Researchers from Cornell University have studied how computer vision systems respond to and detect images which have been flipped — raising questions about whether flipping images included in datasets could be introducing biases into the resulting artificial intelligence systems.
"The universe is not symmetrical. If you flip an image, there are differences," explains associate professor Noah Snavely, senior author of the study Visual Chirality presented at the 2020 Conference on Computer Vision and Pattern Recognition. "I’m intrigued by the discoveries you can make with new ways of gleaning information."
"How can we tell whether an image has been mirrored? While we understand the geometry of mirror reflections very well, less has been said about how it affects distributions of imagery at scale, despite widespread use for data augmentation in computer vision," Snavely and his team explain. "In this paper, we investigate how the statistics of visual data are changed by reflection. We refer to these changes as 'visual chirality,' after the concept of geometric chirality — the notion of objects that are distinct from their mirror image."
"Our analysis of visual chirality reveals surprising results, including low-level chiral signals pervading imagery stemming from image processing in cameras, to the ability to discover visual chirality in images of people and faces. Our work has implications for data augmentation, self-supervised learning, and image forensics."
The team's initial findings where that computer vision systems are adept at detecting flipped images: A simple deep learning algorithm was able to classify images as flipped or original with a 60-90 percent accuracy, depending on the training data used.
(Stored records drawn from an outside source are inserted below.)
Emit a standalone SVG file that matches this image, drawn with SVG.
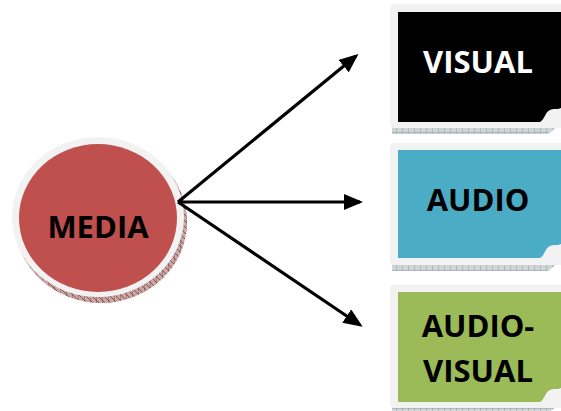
<svg xmlns="http://www.w3.org/2000/svg" width="561" height="411" viewBox="0 0 561 411">
<style>
.frame{fill:#f2f2f2}
.lbl{font-family:"Open Sans","Liberation Sans",sans-serif;font-weight:bold;font-size:31px;text-anchor:middle}
.conn line{stroke:#000;stroke-width:3.2;fill:none}
</style>
<defs>
<pattern id="hg" width="6" height="6" patternUnits="userSpaceOnUse">
<rect width="6" height="6" fill="#cfd4d6"/>
<path d="M0 0H6M0 0V6" stroke="#8a9396" stroke-width="0.8"/>
</pattern>
<pattern id="hr" width="6" height="6" patternUnits="userSpaceOnUse">
<rect width="6" height="6" fill="#c9a7a7"/>
<path d="M0 0L6 6M0 0V6" stroke="#7a3a3a" stroke-width="0.8"/>
</pattern>
<marker id="ah" markerWidth="6" markerHeight="5" refX="5" refY="2.5" orient="auto" markerUnits="strokeWidth">
<path d="M0 0L6 2.5L0 5Z" fill="#000"/>
</marker>
</defs>
<g id="media">
<ellipse cx="101" cy="222" rx="86" ry="81" fill="url(#hr)"/>
<ellipse cx="98" cy="217" rx="86" ry="80" class="frame"/>
<ellipse cx="98" cy="218" rx="79" ry="74" fill="#c0504d"/>
<text x="98" y="238" class="lbl" fill="#000">MEDIA</text>
</g>
<g id="visual">
<path d="M392 127H545L561 117V124L548 134H392Z" fill="url(#hg)"/>
<rect x="390" y="4" width="190" height="124" rx="4" class="frame"/>
<rect x="398" y="12" width="180" height="110" fill="#000"/>
<path d="M540 122C545 119 545 112 550 110C553 108 557 110 561 108V124H540Z" class="frame"/>
<text x="478" y="73" class="lbl" fill="#fff">VISUAL</text>
</g>
<g id="audio">
<path d="M392 264H545L561 254V261L548 271H392Z" fill="url(#hg)"/>
<rect x="390" y="143" width="190" height="122" rx="4" class="frame"/>
<rect x="398" y="150" width="180" height="108" fill="#4bacc6"/>
<path d="M540 258C545 255 545 248 550 246C553 244 557 246 561 244V260H540Z" class="frame"/>
<text x="478" y="211" class="lbl" fill="#000">AUDIO</text>
</g>
<g id="audiovisual">
<path d="M392 406H545L561 396V403L548 413H392Z" fill="url(#hg)"/>
<rect x="390" y="285" width="190" height="123" rx="4" class="frame"/>
<rect x="398" y="292" width="180" height="110" fill="#9bbb59"/>
<path d="M540 402C545 399 545 392 550 390C553 388 557 390 561 388V404H540Z" class="frame"/>
<text x="478" y="337" class="lbl" fill="#000">AUDIO-</text>
<text x="478" y="382" class="lbl" fill="#000">VISUAL</text>
</g>
<g id="connectors" class="conn">
<line x1="178" y1="202" x2="356" y2="56" marker-end="url(#ah)"/>
<line x1="178" y1="202" x2="360" y2="202" marker-end="url(#ah)"/>
<line x1="178" y1="202" x2="360" y2="325" marker-end="url(#ah)"/>
</g>
</svg>
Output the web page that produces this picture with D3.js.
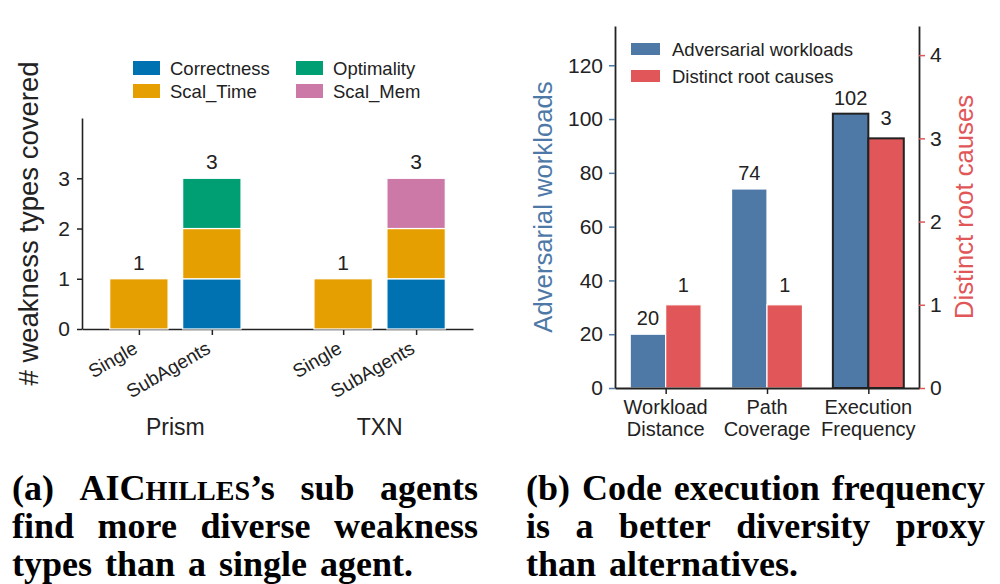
<!DOCTYPE html>
<html>
<head>
<meta charset="utf-8">
<script src="https://cdn.jsdelivr.net/npm/d3@7/dist/d3.min.js"></script>
<style>
body { margin:0; background:#fff; }
svg text { font-family:"Liberation Sans", Arial, Helvetica, sans-serif; fill:#222; }
svg text.cap { font-family:"Liberation Serif", "Times New Roman", serif; font-weight:bold; fill:#000; }
</style>
</head>
<body>
<svg id="chart" width="1000" height="584"></svg>
<script>

// data, chart (a)
var groups = ['Prism', 'TXN'];
var agents = ['Single', 'SubAgents'];
var weakTypes = ['Correctness', 'Scal_Time', 'Optimality', 'Scal_Mem'];
var correctness = [0, 1, 0, 1];   // Prism/Single, Prism/SubAgents, TXN/Single, TXN/SubAgents
var scalTime    = [1, 1, 1, 1];
var optimality  = [0, 1, 0, 0];
var scalMem     = [0, 0, 0, 1];
var weakTicks   = [0, 1, 2, 3];

// data, chart (b)
var proxies    = [['Workload', 'Distance'], ['Path', 'Coverage'], ['Execution', 'Frequency']];
var workloads  = [20, 74, 102];
var rootCauses = [1, 1, 3];
var workTicks  = [0, 20, 40, 60, 80, 100, 120];
var causeTicks = [0, 1, 2, 3, 4];

// captions
var captionA = ['(a) AIC{HILLES}’s sub agents', 'find more diverse weakness', 'types than a single agent.'];
var captionB = ['(b) Code execution frequency', 'is a better diversity proxy', 'than alternatives.'];

var colorWeak = ['#0072b2', '#e69f00', '#009e73', '#cc79a7'];
var colorBlue = '#4e79a7';
var colorRed = '#e15759';
var colorInk = '#222';

var svg = d3.select('#chart');

// ---------- chart (a) ----------
var bars = [];
var series = [correctness, scalTime, optimality, scalMem];
for (var i = 0; i < 4; i++) {
  var row = { group: groups[Math.floor(i / 2)], agent: agents[i % 2], pos: Math.floor(i / 2) * 2.8 + (i % 2) };
  weakTypes.forEach(function(t, k) { row[t] = series[k][i]; });
  bars.push(row);
}
var stacked = d3.stack().keys(weakTypes)(bars);

var xa = d3.scaleLinear().domain([-0.78, 4.58]).range([82, 473]);
var ya = d3.scaleLinear().domain([0, 4.2]).range([329, 118]);

var axA = svg.append('g');
var yAxisA = axA.append('g')
   .attr('transform', 'translate(' + xa.range()[0] + ',0)')
   .call(d3.axisLeft(ya).tickValues(weakTicks).tickFormat(d3.format('d')).tickSize(5).tickPadding(7).tickSizeOuter(0));
var xAxisA = axA.append('g')
   .attr('transform', 'translate(0,' + ya(0) + ')')
   .call(d3.axisBottom(xa).tickValues(bars.map(function(d){ return d.pos; })).tickFormat('').tickSize(6).tickSizeOuter(0));
axA.selectAll('.domain').attr('stroke', colorInk).attr('stroke-width', 1.6);
axA.selectAll('.tick line').attr('stroke', colorInk).attr('stroke-width', 1.5);
yAxisA.selectAll('.tick text').style('font-size', '21px').attr('fill', colorInk);

svg.append('g')
   .selectAll('g')
   .data(stacked)
   .join('g')
   .attr('fill', function(d, k){ return colorWeak[k]; })
   .selectAll('rect')
   .data(function(d){ return d; })
   .join('rect')
   .attr('x', function(d){ return xa(d.data.pos - 0.4); })
   .attr('width', xa(0.8) - xa(0))
   .attr('y', function(d){ return ya(d[1]); })
   .attr('height', function(d){ return ya(d[0]) - ya(d[1]); })
   .attr('stroke', '#fff')
   .attr('stroke-width', 1.2);

// totals above bars
svg.append('g')
   .selectAll('text')
   .data(bars)
   .join('text')
   .text(function(d){ return d3.sum(weakTypes, function(t){ return d[t]; }); })
   .attr('x', function(d){ return xa(d.pos); })
   .attr('y', function(d){ return ya(d3.sum(weakTypes, function(t){ return d[t]; })) - 9; })
   .attr('text-anchor', 'middle')
   .style('font-size', '21px');

// rotated agent labels
svg.append('g')
   .selectAll('text')
   .data(bars)
   .join('text')
   .text(function(d){ return d.agent; })
   .attr('text-anchor', 'end')
   .attr('transform', function(d){ return 'translate(' + xa(d.pos) + ',352) rotate(-30)'; })
   .style('font-size', '19px');

// group labels
svg.append('g')
   .selectAll('text')
   .data(groups)
   .join('text')
   .text(function(d){ return d; })
   .attr('x', function(d, k){ return xa(k * 2.8 + 0.5); })
   .attr('y', 435)
   .attr('text-anchor', 'middle')
   .style('font-size', '23px');

svg.append('text')
   .text('# weakness types covered')
   .attr('transform', 'translate(38,' + ((ya.range()[0] + ya.range()[1]) / 2) + ') rotate(-90)')
   .attr('text-anchor', 'middle')
   .style('font-size', '27.5px');

// legend (2 columns, filled column-wise)
var legA = svg.append('g');
weakTypes.forEach(function(t, k) {
  var col = Math.floor(k / 2), rowi = k % 2;
  var lx = 133 + col * 163, ly = 61 + rowi * 23;
  legA.append('rect').attr('x', lx).attr('y', ly).attr('width', 27).attr('height', 14).attr('fill', colorWeak[k]);
  legA.append('text').text(t).attr('x', lx + 37).attr('y', ly + 13.5).style('font-size', '18.5px');
});

// ---------- chart (b) ----------
var xb = d3.scaleLinear().domain([-0.5, 2.5]).range([615, 919]);
var ybL = d3.scaleLinear().domain([0, 134.6]).range([388, 26]);
var ybR = d3.scaleLinear().domain([0, 4.35]).range([388, 26]);
var bw = 0.35;

var barsB = svg.append('g');
barsB.selectAll('rect.work')
   .data(workloads)
   .join('rect')
   .attr('class', 'work')
   .attr('x', function(d, k){ return xb(k - bw); })
   .attr('width', xb(bw) - xb(0))
   .attr('y', function(d){ return ybL(d); })
   .attr('height', function(d){ return ybL(0) - ybL(d); })
   .attr('fill', colorBlue)
   .attr('stroke', function(d, k){ return k === 2 ? colorInk : '#fff'; })
   .attr('stroke-width', function(d, k){ return k === 2 ? 2 : 1.2; });
barsB.selectAll('rect.cause')
   .data(rootCauses)
   .join('rect')
   .attr('class', 'cause')
   .attr('x', function(d, k){ return xb(k); })
   .attr('width', xb(bw) - xb(0))
   .attr('y', function(d){ return ybR(d); })
   .attr('height', function(d){ return ybR(0) - ybR(d); })
   .attr('fill', colorRed)
   .attr('stroke', function(d, k){ return k === 2 ? colorInk : '#fff'; })
   .attr('stroke-width', function(d, k){ return k === 2 ? 2 : 1.2; });

barsB.selectAll('text.workv')
   .data(workloads)
   .join('text')
   .attr('class', 'workv')
   .text(function(d){ return d; })
   .attr('x', function(d, k){ return xb(k - bw / 2); })
   .attr('y', function(d){ return ybL(d) - 9; })
   .attr('text-anchor', 'middle')
   .style('font-size', '20px');
barsB.selectAll('text.causev')
   .data(rootCauses)
   .join('text')
   .attr('class', 'causev')
   .text(function(d){ return d; })
   .attr('x', function(d, k){ return xb(k + bw / 2); })
   .attr('y', function(d){ return ybR(d) - 13; })
   .attr('text-anchor', 'middle')
   .style('font-size', '20px');

var axB = svg.append('g');
var yAxisBL = axB.append('g')
   .attr('transform', 'translate(' + xb.range()[0] + ',0)')
   .call(d3.axisLeft(ybL).tickValues(workTicks).tickFormat(d3.format('d')).tickSize(6).tickPadding(6).tickSizeOuter(0));
var yAxisBR = axB.append('g')
   .attr('transform', 'translate(' + xb.range()[1] + ',0)')
   .call(d3.axisRight(ybR).tickValues(causeTicks).tickFormat(d3.format('d')).tickSize(6).tickPadding(5).tickSizeOuter(0));
var xAxisB = axB.append('g')
   .attr('transform', 'translate(0,' + ybL(0) + ')')
   .call(d3.axisBottom(xb).tickValues([0, 1, 2]).tickFormat('').tickSize(6).tickSizeOuter(0));
axB.selectAll('.domain').attr('stroke', colorInk).attr('stroke-width', 1.8);
xAxisB.selectAll('.tick line').attr('stroke', colorInk).attr('stroke-width', 1.5);
yAxisBL.selectAll('.tick line').attr('stroke', colorBlue).attr('stroke-width', 1.5);
yAxisBL.selectAll('.tick text').attr('fill', colorBlue).style('font-size', '21px');
yAxisBR.selectAll('.tick line').attr('stroke', colorRed).attr('stroke-width', 1.5);
yAxisBR.selectAll('.tick text').attr('fill', colorRed).style('font-size', '21px');

// two-line category labels
svg.append('g')
   .selectAll('text')
   .data(proxies)
   .join('text')
   .attr('text-anchor', 'middle')
   .style('font-size', '20px')
   .each(function(d, k) {
     var t = d3.select(this);
     d.forEach(function(line, j) {
       t.append('tspan').text(line).attr('x', xb(k)).attr('y', 414 + j * 22);
     });
   });

svg.append('text')
   .text('Adversarial workloads')
   .attr('transform', 'translate(552,' + ((ybL.range()[0] + ybL.range()[1]) / 2) + ') rotate(-90)')
   .attr('text-anchor', 'middle')
   .style('fill', colorBlue)
   .style('font-size', '25.7px');
svg.append('text')
   .text('Distinct root causes')
   .attr('transform', 'translate(973,' + ((ybR.range()[0] + ybR.range()[1]) / 2) + ') rotate(-90)')
   .attr('text-anchor', 'middle')
   .style('fill', colorRed)
   .style('font-size', '25.7px');

var legB = svg.append('g');
[['Adversarial workloads', colorBlue], ['Distinct root causes', colorRed]].forEach(function(e, k) {
  var ly = 43 + k * 27;
  legB.append('rect').attr('x', 631).attr('y', ly).attr('width', 29).attr('height', 12).attr('fill', e[1]);
  legB.append('text').text(e[0]).attr('x', 672).attr('y', ly + 12.5).style('font-size', '18.5px');
});

// ---------- captions (bold serif, justified word by word) ----------
function captionLine(str, x0, x1, y, size) {
  var words = str.split(' ');
  var nodes = words.map(function(w) {
    var t = svg.append('text').attr('class', 'cap').attr('y', y).style('font-size', size + 'px');
    w.split(/(\{[^}]*\})/).forEach(function(part) {
      if (!part) return;
      if (part.charAt(0) === '{') {
        t.append('tspan').text(part.slice(1, -1)).style('font-size', (size * 0.78) + 'px');
      } else {
        t.append('tspan').text(part);
      }
    });
    return t;
  });
  var widths = nodes.map(function(t){ return t.node().getComputedTextLength(); });
  var gap = (x1 - x0 - d3.sum(widths)) / (words.length - 1);
  var x = x0;
  nodes.forEach(function(t, k) {
    t.attr('x', x);
    x += widths[k] + gap;
  });
}

var capY = [500, 538, 576];
captionLine(captionA[0], 12, 478, capY[0], 36);
captionLine(captionA[1], 12, 478, capY[1], 36);
captionLine(captionA[2], 12, 413, capY[2], 36);
captionLine(captionB[0], 526, 985, capY[0], 36);
captionLine(captionB[1], 526, 985, capY[1], 36);
captionLine(captionB[2], 526, 798, capY[2], 36);

</script>
</body>
</html>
The AI's decision-making was put under the microscope using a heat-map system, revealing that it was picking up on text, wrist watches, shirt collars, faces, and phones — the latter typically held in a subject's right hand.
Switching to portraiture, the researchers found that system was keying in on hair partings, eye gaze - with the majority of subjects, for reasons unknown, looking to the left when having their picture taken - and beards. “It’s a form of visual discovery," says Snavely. "If you can run machine learning at scale on millions and millions of images, maybe you can start to discover new facts about the world."
The team concluded that similar research could have an impact on the way machine earning models are trained, and even in how training datasets are put together — in particular the common trick of using mirroring to increase the number of images in the dataset, which could lead to biased systems incapable of achieving high accuracy. "This leads to an open question for the computer vision community, which is, when is it OK to do this flipping to augment your dataset, and when is it not OK," Snavely explains. "I’m hoping this will get people to think more about these questions and start to develop tools to understand how it’s biasing the algorithm."
The team's work has been published under open-access terms, along with source code, on GitHub.